Things like high speed rail and electric cars were developed at the beginning of the 20th century. For various reasons, neither were commercially successful, but the technology is not something new.
the el used to go a lot faster. in the 80s or 90s i watched the speedometer once and it was over 60mph iirc, usually on the long straight stretch btwn loyola and lawrence where the purple runs express howard to belmont
The Blue line now goes pretty fast (since they fixed the slow zones), the red line is fairly fast south of belmont all the way to 95th, its just red line north of belmont that is really slow. Some parts of that track are over 100 yrs old.
I’d love to go to China, Taiwan, or Japan for the sole purpose of riding the high speed rail. The Maglev train in Shanghai reaches speed of 268 mph.

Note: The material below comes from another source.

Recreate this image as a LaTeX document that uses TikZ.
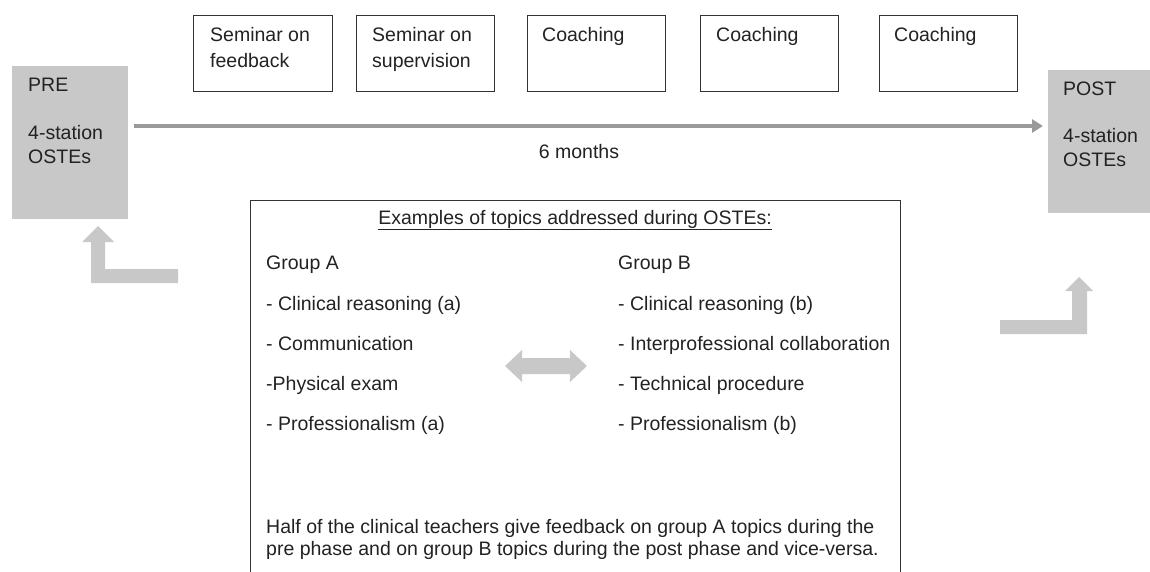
\documentclass[tikz,border=0pt]{standalone}
\usepackage{fontspec}
\setmainfont{Liberation Sans}
\usetikzlibrary{calc,arrows.meta}
\definecolor{boxgray}{HTML}{C8C8C8}
\definecolor{linegray}{HTML}{9A9A9A}
\definecolor{ink}{HTML}{222222}
\definecolor{framecol}{HTML}{333333}
\begin{document}
\begin{tikzpicture}[x=1pt,y=-1pt,
  txt/.style={font=\fontsize{19.5}{24}\selectfont, text=ink, inner sep=0pt, anchor=base west},
  topbox/.style={draw=framecol, line width=1pt, minimum width=138pt, minimum height=76pt, anchor=north west, inner sep=0pt},
  phase/.style={fill=boxgray, anchor=north west, inner sep=0pt},
  fatarrow/.style={fill=boxgray, draw=none},
  mainarrow/.style={draw=linegray, line width=4pt, -{Triangle[length=11pt,width=13pt]}},
  framepath/.style={draw=framecol, line width=1pt},
]
\useasboundingbox (0,0) rectangle (1150,572);

% pre and post measurement phases
\node[phase, minimum width=116pt, minimum height=153pt] (pre) at (12,66) {};
\node[phase, minimum width=102pt, minimum height=143pt] (post) at (1048,70) {};
\node[txt] (preA) at ($(pre.north west)+(16,26)$) {PRE};
\node[txt] (preB) at ($(pre.north west)+(16,74)$) {4-station};
\node[txt] (preC) at ($(pre.north west)+(16,98)$) {OSTEs};
\node[txt] (postA) at ($(post.north west)+(15,26)$) {POST};
\node[txt] (postB) at ($(post.north west)+(15,73)$) {4-station};
\node[txt] (postC) at ($(post.north west)+(15,97)$) {OSTEs};

% training activities
\node[topbox, minimum width=139pt] (s1) at (193,15) {};
\node[topbox] (s2) at (356,15) {};
\node[topbox] (s3) at (527,15) {};
\node[topbox] (s4) at (700,15) {};
\node[topbox] (s5) at (879,15) {};
\node[txt] (s1a) at ($(s1.north west)+(17,27)$) {Seminar on};
\node[txt] (s1b) at ($(s1.north west)+(17,53)$) {feedback};
\node[txt] (s2a) at ($(s2.north west)+(16,27)$) {Seminar on};
\node[txt] (s2b) at ($(s2.north west)+(16,53)$) {supervision};
\node[txt] (s3a) at ($(s3.north west)+(15,27)$) {Coaching};
\node[txt] (s4a) at ($(s4.north west)+(16,27)$) {Coaching};
\node[txt] (s5a) at ($(s5.north west)+(15,27)$) {Coaching};

% time line
\coordinate (ly) at (0,126);
\draw[mainarrow, shorten <=6pt, shorten >=5pt] (pre.east |- ly) -- (post.west |- ly);
\node[txt, anchor=base] (months) at (579,159) {6 months};

% topics frame, open at the bottom
\coordinate (fl) at (250,572);
\coordinate (fr) at (900,572);
\draw[framepath] (fl) |- (900,200) -- (fr);
\node[txt, anchor=base] (title) at (575,224) {\underline{Examples of topics addressed during OSTEs:}};
\node[txt] (ga) at (266,269) {Group A};
\node[txt] (gb) at (618,269) {Group B};
\node[txt] (a1) at (266,310) {- Clinical reasoning (a)};
\node[txt] (a2) at (266,350) {- Communication};
\node[txt] (a3) at (266,390) {-Physical exam};
\node[txt] (a4) at (266,430) {- Professionalism (a)};
\node[txt] (b1) at (618,310) {- Clinical reasoning (b)};
\node[txt] (b2) at (618,350) {- Interprofessional collaboration};
\node[txt] (b3) at (618,390) {- Technical procedure};
\node[txt] (b4) at (618,430) {- Professionalism (b)};
\node[txt] (n1) at (266,533) {Half of the clinical teachers give feedback on group A topics during the};
\node[txt] (n2) at (266,555) {pre phase and on group B topics during the post phase and vice-versa.};

% exchange between the two groups
\fill[fatarrow] (505,366) -- (522,350) -- (522,358) -- (570,358) -- (570,350) -- (587,366)
  -- (570,382) -- (570,374) -- (522,374) -- (522,382) -- cycle;

% bent arrows into the phases
\fill[fatarrow] (91,283) -- (91,242) -- (82,242) -- (98,226) -- (114,242) -- (105,242)
  -- (105,269) -- (178,269) -- (178,283) -- cycle;
\fill[fatarrow] (1000,320) -- (1072,320) -- (1072,291) -- (1065,291) -- (1079,277)
  -- (1093,291) -- (1087,291) -- (1087,334) -- (1000,334) -- cycle;
\end{tikzpicture}
\end{document}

I was in Wisconsin a handful of times over the holidays (family) and the topic of the railway came up and the firm consensus was that the high speed rail between milwaukee and madison was a complete waste of money. It only saved an hour or so, if that, people didn’t want to rely on public trans in either cites after getting off the train, and everyone is madison was a little ticked that teh train station would be at monona terrace requiring a large amount of eminent domain to lay the track to get there. The alternative was to put the train station on the outskirt of the city where is would be a necessity to have a car. Furthermore, the train was supposed to make a number of local stops at peuwakuee and a few other places thereby negating a lot of the time savings. Finally, there is literally ZERO need for a high speed rail between those two cities. Everyone I spoke with was pretty happy the rail was terminated. they all kept saying that WI wasn’t densely populated enough to support it.
Oh and people were really ticked off that the federal government would build the railway but then WI would be responsible for paying for it for years to come, of which the yearly losses would vary widely, and even wisconsin public radio based in Madison was skeptical of the idea.